How has Isis succeeded in petrifying the world? This is what Joffe told me: “As long as you terrify people you win a war against terrorism. After the bombings in London, I was scared to travel in the Underground.”

People felt anybody with a Muslim name and a backpack would blow up a Tube station. They play the game of fear well, as Lawrence reminded me.

“Al-Qaeda killed three-and-a half thousand people in 9/11. These people have terrified the world by cutting the heads off two journalists and an aid worker.

“That’s the paradox. On the one hand, they have an atavistic, backward philosophy. They say they emulate the Prophet.

“In actual practice, they use social media, publicity, TV, propaganda techniques of the west, and the military weapons and techniques created by the west.

“The guy doing the beheading has a South London accent.

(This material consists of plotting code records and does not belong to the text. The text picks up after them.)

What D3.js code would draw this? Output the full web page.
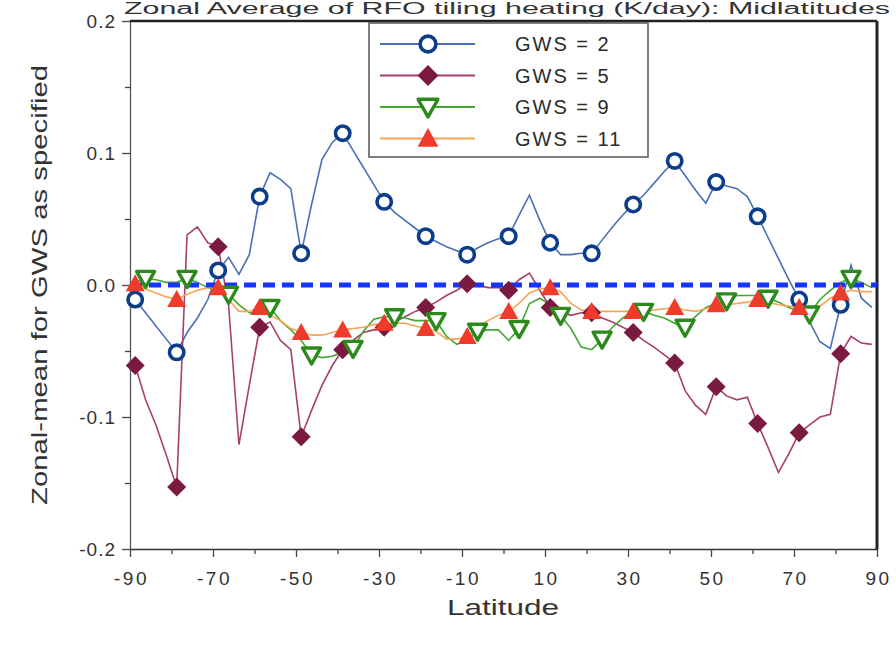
<!DOCTYPE html>
<html>
<head>
<meta charset="utf-8">
<script src="https://cdn.jsdelivr.net/npm/d3@7"></script>
<style>
  body { margin: 0; background: #fff; }
  svg { display: block; font-family: Arial, "Liberation Sans", sans-serif; }
</style>
</head>
<body>
<svg id="chart" width="896" height="649"></svg>
<script>
// latitudes (2.5 deg grid)
const lats = [-88.75,-86.25,-83.75,-81.25,-78.75,-76.25,-73.75,-71.25,-68.75,-66.25,-63.75,-61.25,
  -58.75,-56.25,-53.75,-51.25,-48.75,-46.25,-43.75,-41.25,-38.75,-36.25,-33.75,-31.25,
  -28.75,-26.25,-23.75,-21.25,-18.75,-16.25,-13.75,-11.25,-8.75,-6.25,-3.75,-1.25,
  1.25,3.75,6.25,8.75,11.25,13.75,16.25,18.75,21.25,23.75,26.25,28.75,
  31.25,33.75,36.25,38.75,41.25,43.75,46.25,48.75,51.25,53.75,56.25,58.75,
  61.25,63.75,66.25,68.75,71.25,73.75,76.25,78.75,81.25,83.75,86.25,88.75];

const gws2 = [-0.011,-0.021,-0.031,-0.041,-0.051,-0.036,-0.025,-0.011,0.011,0.021,0.008,0.023,
  0.067,0.085,0.080,0.073,0.024,0.061,0.095,0.108,0.115,0.102,0.089,0.076,
  0.063,0.055,0.049,0.043,0.037,0.033,0.029,0.026,0.023,0.028,0.032,0.035,
  0.037,0.053,0.068,0.049,0.032,0.023,0.023,0.024,0.024,0.034,0.044,0.053,
  0.061,0.068,0.077,0.086,0.094,0.083,0.072,0.062,0.078,0.075,0.073,0.067,
  0.052,0.036,0.020,0.004,-0.011,-0.028,-0.043,-0.048,-0.015,0.015,-0.010,-0.017];

const gws5 = [-0.061,-0.087,-0.106,-0.129,-0.153,0.038,0.044,0.032,0.029,-0.015,-0.121,-0.076,
  -0.032,-0.028,-0.042,-0.049,-0.115,-0.095,-0.076,-0.061,-0.049,-0.042,-0.036,-0.034,
  -0.032,-0.028,-0.024,-0.020,-0.017,-0.013,-0.008,-0.004,0.001,0.000,-0.002,-0.002,
  -0.004,0.004,0.009,-0.004,-0.017,-0.020,-0.023,-0.021,-0.021,-0.025,-0.028,-0.032,
  -0.036,-0.042,-0.047,-0.053,-0.059,-0.080,-0.091,-0.098,-0.077,-0.084,-0.087,-0.085,
  -0.105,-0.123,-0.142,-0.128,-0.112,-0.106,-0.100,-0.098,-0.052,-0.039,-0.044,-0.045];

const gws9 = [0.002,0.005,0.004,0.002,0.002,0.005,0.002,-0.002,-0.005,-0.007,-0.015,-0.021,
  -0.021,-0.017,-0.027,-0.034,-0.042,-0.053,-0.055,-0.054,-0.051,-0.048,-0.035,-0.026,
  -0.024,-0.024,-0.025,-0.027,-0.027,-0.027,-0.039,-0.045,-0.042,-0.035,-0.034,-0.034,
  -0.042,-0.033,-0.014,-0.010,-0.015,-0.023,-0.033,-0.047,-0.049,-0.041,-0.032,-0.025,
  -0.020,-0.020,-0.023,-0.025,-0.029,-0.032,-0.024,-0.017,-0.014,-0.012,-0.008,-0.008,
  -0.008,-0.010,-0.013,-0.017,-0.020,-0.022,-0.011,-0.004,0.002,0.005,0.002,-0.002];

const gws11 = [0.001,-0.003,-0.006,-0.009,-0.011,-0.007,-0.004,-0.002,-0.002,-0.011,-0.020,-0.020,
  -0.017,-0.023,-0.027,-0.033,-0.036,-0.038,-0.038,-0.036,-0.034,-0.033,-0.032,-0.030,
  -0.029,-0.029,-0.029,-0.031,-0.033,-0.035,-0.041,-0.041,-0.039,-0.032,-0.027,-0.023,
  -0.020,-0.014,-0.006,-0.003,-0.002,-0.005,-0.014,-0.019,-0.020,-0.020,-0.020,-0.020,
  -0.020,-0.020,-0.019,-0.018,-0.017,-0.019,-0.020,-0.018,-0.015,-0.015,-0.014,-0.013,
  -0.011,-0.013,-0.015,-0.016,-0.017,-0.017,-0.016,-0.010,-0.006,-0.004,-0.005,-0.005];

const xTicks = [-90,-80,-70,-60,-50,-40,-30,-20,-10,0,10,20,30,40,50,60,70,80,90];
const xLabels = [-90,-70,-50,-30,-10,10,30,50,70,90];
const yTicks = [-0.2,-0.15,-0.1,-0.05,0,0.05,0.1,0.15,0.2];
const yLabels = [-0.2,-0.1,0,0.1,0.2];

const series = [
  {name: "GWS = 2",  values: gws2,  line: "#4a70b5", mark: "#0c3c8c", shape: "circle",  offset: 0},
  {name: "GWS = 5",  values: gws5,  line: "#a8406e", mark: "#7a1a40", shape: "diamond", offset: 0},
  {name: "GWS = 9",  values: gws9,  line: "#42a832", mark: "#2c8a1c", shape: "tridown", offset: 1},
  {name: "GWS = 11", values: gws11, line: "#f7a452", mark: "#ee3b2b", shape: "triup",   offset: 0}
];

const svg = d3.select("#chart");
const margin = {top: 21, right: 19, bottom: 100, left: 130};
const width = 896, height = 649;

const x = d3.scaleLinear().domain([-90, 90]).range([margin.left, width - margin.right]);
const y = d3.scaleLinear().domain([-0.2, 0.2]).range([height - margin.bottom, margin.top]);

const isLabel = (arr, d) => arr.some(v => Math.abs(v - d) < 1e-9);

// title, squeezed into the strip above the frame
svg.append("text")
  .attr("x", 124).attr("y", 14)
  .attr("font-size", 16)
  .attr("fill", "#333")
  .attr("textLength", 766)
  .attr("lengthAdjust", "spacingAndGlyphs")
  .text("Zonal Average of RFO tiling heating (K/day): Midlatitudes");

// axes
const xAxis = svg.append("g")
  .attr("transform", `translate(0,${y(-0.2)})`)
  .call(d3.axisBottom(x).tickValues(xTicks).tickSize(0).tickFormat(""));
xAxis.select(".domain").attr("stroke", "#333").attr("stroke-width", 1.5);
xAxis.selectAll(".tick").append("line")
  .attr("y2", d => xLabels.includes(d) ? 8 : 5)
  .attr("stroke", "#444").attr("stroke-width", 1.3);
xAxis.selectAll(".tick").filter(d => xLabels.includes(d)).append("text")
  .attr("y", 36).attr("fill", "#333").attr("font-size", 19)
  .attr("text-anchor", "middle")
  .attr("letter-spacing", 2.5)
  .attr("dx", 1)
  .text(d => String(d));

const yAxis = svg.append("g")
  .attr("transform", `translate(${x(-90)},0)`)
  .call(d3.axisLeft(y).tickValues(yTicks).tickSize(0).tickFormat(""));
yAxis.select(".domain").attr("stroke", "#555").attr("stroke-width", 1.3);
yAxis.selectAll(".tick").append("line")
  .attr("x2", d => isLabel(yLabels, d) ? -8 : -5)
  .attr("stroke", "#444").attr("stroke-width", 1.3);
yAxis.selectAll(".tick").filter(d => isLabel(yLabels, d)).append("text")
  .attr("x", -14).attr("dy", "0.35em")
  .attr("fill", "#333").attr("font-size", 19)
  .attr("letter-spacing", 1)
  .attr("text-anchor", "end")
  .text(d => d.toFixed(1));

// top and right frame
svg.append("line")
  .attr("x1", x(-90)).attr("x2", x(90)).attr("y1", y(0.2)).attr("y2", y(0.2))
  .attr("stroke", "#222").attr("stroke-width", 2.5);
svg.append("line")
  .attr("x1", x(90)).attr("x2", x(90)).attr("y1", y(0.2)).attr("y2", y(-0.2))
  .attr("stroke", "#222").attr("stroke-width", 3);

// axis titles
svg.append("text")
  .attr("x", 503).attr("y", 615)
  .attr("text-anchor", "middle").attr("font-size", 22).attr("fill", "#333")
  .attr("textLength", 112).attr("lengthAdjust", "spacingAndGlyphs")
  .text("Latitude");
svg.append("text")
  .attr("transform", `translate(47,${y(0)}) rotate(-90)`)
  .attr("text-anchor", "middle").attr("font-size", 22).attr("fill", "#333")
  .attr("textLength", 440).attr("lengthAdjust", "spacingAndGlyphs")
  .text("Zonal-mean for GWS as specified");

// marker drawing
function marker(g, shape, color, s) {
  if (shape === "circle") {
    g.append("circle").attr("r", 7.2 * s)
      .attr("fill", "#fff").attr("stroke", color).attr("stroke-width", 3.6);
  } else if (shape === "diamond") {
    const r = 9.5 * s;
    g.append("path").attr("d", `M0,${-r}L${r},0L0,${r}L${-r},0Z`).attr("fill", color);
  } else if (shape === "tridown") {
    const w = 9 * s;
    g.append("path").attr("d", `M${-w},${-7 * s}L${w},${-7 * s}L0,${9 * s}Z`)
      .attr("fill", "#fff").attr("stroke", color).attr("stroke-width", 3.4)
      .attr("stroke-linejoin", "round");
  } else {
    const w = 9.5 * s;
    g.append("path").attr("d", `M0,${-9.5 * s}L${w},${7.5 * s}L${-w},${7.5 * s}Z`).attr("fill", color);
  }
}

const line = d3.line().x((d, i) => x(lats[i])).y(d => y(d));

series.forEach(s => {
  svg.append("path")
    .attr("d", line(s.values))
    .attr("fill", "none").attr("stroke", s.line).attr("stroke-width", 1.6);
});

// zero line
svg.append("line")
  .attr("x1", x(-90)).attr("x2", x(90)).attr("y1", y(0)).attr("y2", y(0))
  .attr("stroke", "#1634ff").attr("stroke-width", 5)
  .attr("stroke-dasharray", "12,7");

series.forEach(s => {
  s.values.forEach((v, i) => {
    if (i < s.offset || (i - s.offset) % 4 !== 0) return;
    const g = svg.append("g").attr("transform", `translate(${x(lats[i])},${y(v)})`);
    marker(g, s.shape, s.mark, 1);
  });
});

// legend
const legend = svg.append("g").attr("transform", "translate(369,23)");
legend.append("rect")
  .attr("width", 279).attr("height", 134)
  .attr("fill", "#fff").attr("stroke", "#555").attr("stroke-width", 1.5);
series.forEach((s, i) => {
  const ly = 21 + i * 31.5;
  legend.append("line")
    .attr("x1", 11).attr("x2", 106).attr("y1", ly).attr("y2", ly)
    .attr("stroke", s.line).attr("stroke-width", 1.8);
  const g = legend.append("g").attr("transform", `translate(59,${ly})`);
  marker(g, s.shape, s.mark, 1.1);
  legend.append("text")
    .attr("x", 146).attr("y", ly + 7)
    .attr("font-size", 20).attr("fill", "#2a2a2a")
    .attr("letter-spacing", 2)
    .text(s.name);
});
</script>
</body>
</html>
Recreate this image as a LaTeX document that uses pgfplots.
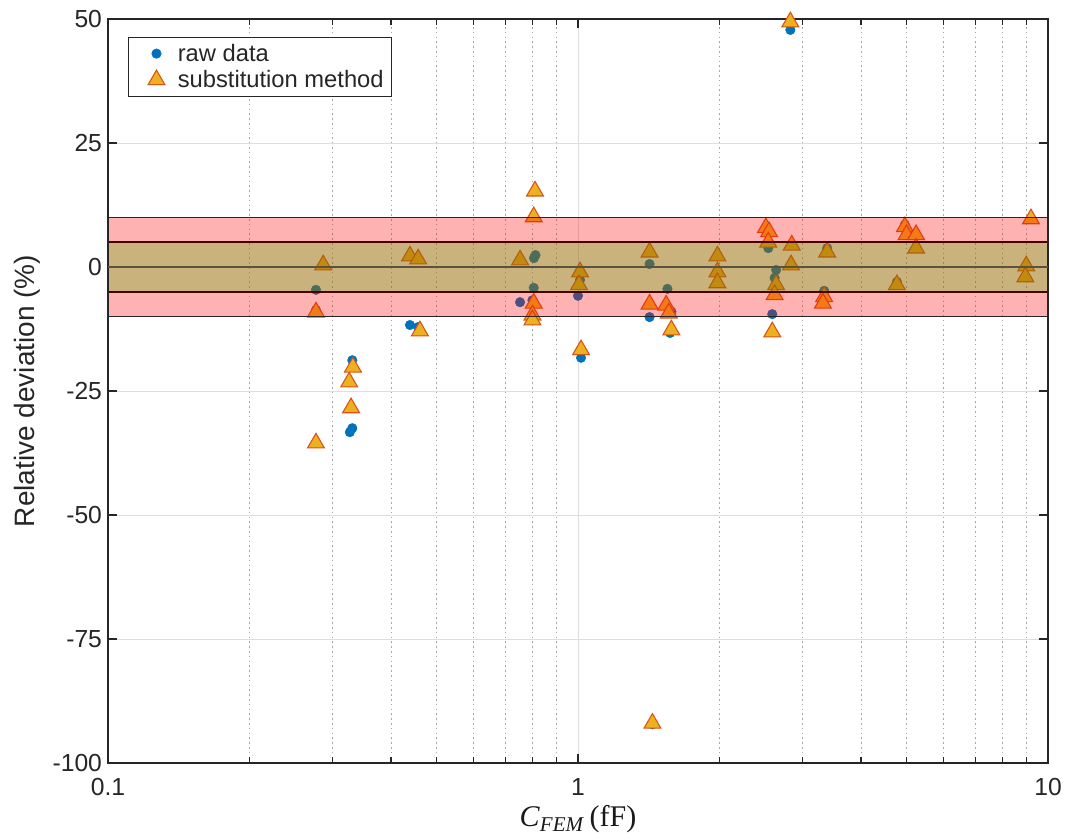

They call him Jihadi John, and I doubt he knows the first thing about Islam. Isis started in Iraq, moved to Syria, and every day gets new recruits from the west through Facebook, mosques, gyms, boxing clubs. They currently have an army that’s 30,000 strong.”

We in T&T should find the spread of Islamic fundamentalism especially alarming because its recruits from France, from the UK, from the US, are similar to the ones used in the 1990 coup attempt. The west is alarmed because its recruits are young impressionable boys and girls in the west looking for a reason to live, and die. Already we hear the whispers of fundamental Islamists in some corners of our country.

We need to be vigilant. We need to give our sons and daughters a proper education, the hope of democracy, a reason to live in peace. We need to see that fundamentalists have nothing to do with Islam. It has to do with power, money, ignorance, and inhumanity of a handful of lost souls who are anything but Islamic.